Measure out the location of the rear tip of one of the side fins, i.e. 11.75 up from the tail and 1.125" off the rail. Put a dot or some sort of mark there. Then measure the distance from that point straight to the stringer (use your square) - we’ll call that number X. Make the distance from the stringer to the front tip of the fin equal to X - 0.xxx O.xxx is your toe-in.
Thanks Rook for the help but I’m not sure I understand. Let’s say x=8. Then from my stringer to the leading edge of the fin would be 8 minus 0.8?
there are at least two ways to set toe-in for fins, one is to measure the distance between the fins at the leading and trailing edges (the distance between them will be shorter at the leading edge). The other is to draw a line on the board pointing basically from the trailing edge of the fin to somewhere right up around the nose of the board (often 1 inch or so to the side of the tip of the board, on the same side as the fin you are setting). Imagine you’re drawing a huge triangle on the board, the base of the triangle is a line connecting the back of the fins and the point is just ahead of the nose of your surfboard. The method described in the earlier post is the “measuring the delta” method (although using the stringer as a reference point, it’s the same thing effectively, you’re still trying to get the leading edges closer than the trailing edges by a measured amount). My suggestion is that you try BOTH when you set fins the first time. Use a long straightedge (tape measure if you have nothing else) and draw your fin placements. Then measure them, see if they are equal distance from stringer (and rails, assuming your rails are symmetrical), and see if the leading edges of the fin placement lines are closer together by the right amount as compared to the trailing edges (typically 1/4 inch or so). If the measurements or placement marks seem off, scrub them and try again. Also, tack or tape the fins on the board and then eyeball them before you drill holes or glass them on. If they look wrong, they probably are.

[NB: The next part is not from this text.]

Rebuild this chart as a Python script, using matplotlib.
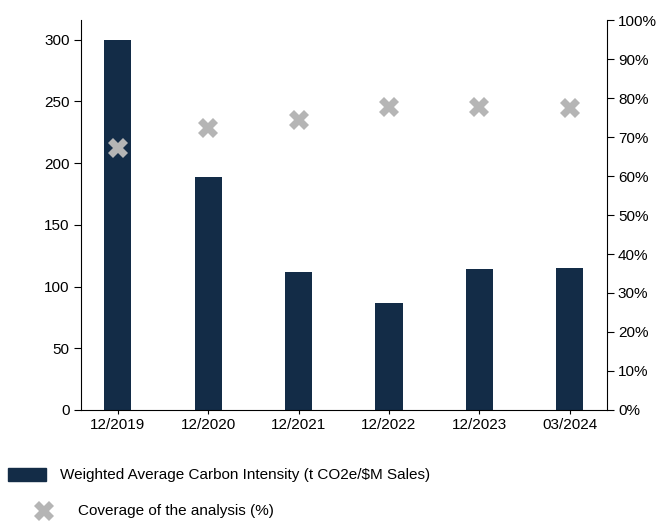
import matplotlib
matplotlib.use("Agg")
import matplotlib.pyplot as plt
from matplotlib.patches import Rectangle
from matplotlib.lines import Line2D
from matplotlib.ticker import FuncFormatter

plt.rcParams['font.family'] = ['Liberation Sans', 'DejaVu Sans']

categories = ["12/2019", "12/2020", "12/2021", "12/2022", "12/2023", "03/2024"]
intensity = [300, 189, 112, 87, 114, 115]
coverage = [67.3, 72.2, 74.4, 77.8, 77.8, 77.4]

bar_color = "#132c47"
marker_color = "#b5b5b5"
fs = 11

fig = plt.figure(figsize=(6.56, 5.22), dpi=100)
ax = fig.add_axes([0.123, 0.2146, 0.802, 0.747])
x = list(range(len(categories)))
ax.bar(x, intensity, width=0.3, color=bar_color, zorder=2)
ax.set_xlim(-0.41, len(categories) - 1 + 0.41)
ax.set_ylim(0, 316)
ax.set_yticks([0, 50, 100, 150, 200, 250, 300])
ax.set_xticks(x)
ax.set_xticklabels(categories)
for s in ["top", "right"]:
    ax.spines[s].set_visible(False)
ax.tick_params(axis='both', labelsize=fs, colors='black', width=0.8)
ax.tick_params(axis='y', length=5, pad=3)
ax.tick_params(axis='x', length=3, pad=3)

ax2 = ax.twinx()
ax2.plot(x, coverage, linestyle='none', marker='X', markersize=15,
         color=marker_color, markeredgewidth=0, zorder=3)
ax2.set_ylim(0, 100)
ax2.set_yticks(range(0, 101, 10))
ax2.yaxis.set_major_formatter(FuncFormatter(lambda v, p: f"{int(v)}%"))
for s in ["top", "left", "bottom"]:
    ax2.spines[s].set_visible(False)
ax2.tick_params(axis='y', labelsize=fs, length=5, width=0.8, pad=3)

W, H = 656, 522
fig.add_artist(Rectangle((8 / W, 1 - 481 / H), 38 / W, 13 / H,
                         transform=fig.transFigure, color=bar_color))
fig.text(60 / W, 1 - 475 / H, "Weighted Average Carbon Intensity (t CO2e/$M Sales)",
         fontsize=fs, va='center', ha='left')
fig.add_artist(Line2D([44 / W], [1 - 511 / H], transform=fig.transFigure,
                      marker='X', markersize=15, color=marker_color,
                      markeredgewidth=0, linestyle='none'))
fig.text(78 / W, 1 - 511 / H, "Coverage of the analysis (%)",
         fontsize=fs, va='center', ha='left')

fig.savefig("out.png", dpi=100)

Sorry Richard, I hesitated on using 0.xxx instead of a Y, shoulda went with Y. I was just trying to show that your toe-in is a fraction of an inch. Usually your toe is roughly between an eighth and a quarter of an inch, could be more or less, depending on the board. Let’s say you toe a quarter, you said X = 8 (probably a bit much), the front point should be at 7.75”. Basically, we measure the trailing edge of the fin because it’s easy. We measure off the rail, because that way the fin placement is relevant to the width of the tail. You can’t do that for the front of the fin because the rail doesn’t run parallel with the stringer.